If the state is a non-communal property state, the estate of the deceased spouse will first be looked to in order to provide the funds to pay off all debts. If there are enough assets to cover the debt, the loan will be paid in full, regardless of the surviving spouse's wishes as the lender's rights come before those that may be beneficiaries to any estate proceeds.

If there are not enough assets to cover the loan, the lender may look to liquidate the asset (the surviving spouse's home) in order to satisfy the debt. If the home is NOT in the surviving spouse's name (either through joint tennancy or named ownership), the surviving spouse may not be able to intervene.

What is token mortgage?

I don't believe this is a legal term. It probably refers to a mortgage where the amount borrowed is small compared to the value of house. One reason for doing this would be to improve your credit score.

How does a loan modification impact the original loan?

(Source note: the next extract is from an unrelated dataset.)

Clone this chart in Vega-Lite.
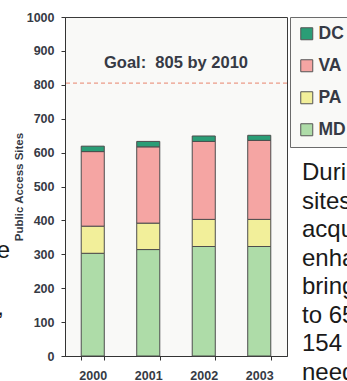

The purpose of the loan modification is to renegotiate the terms of the original mortgage agreement. The objective is to ensure that your monthly payment is affordable. Consequently, your Lender may reduce some portion of your principle mortgage balance, extend the term of the loan, allow for a balloon payment at the end of the loan term, and/or lower the interest rate on your current loan going forward.

What is the law if you do not pay your payday loan?

The payday lender will initiate legal collections processes (under the FDCPA) and make all attempts to collect the debt.

If after all collection efforts complete the borrower has not paid, the lender may sue them in civil court to recover their monies (plus any costs associated with the collection process).

Because payday loans are low, many lenders just writeoff the amount and don't pursue legal recourse.

Legally, one cannot be arrested for not paying a payday loan UNLESS the loan was acquired under fraudulent means.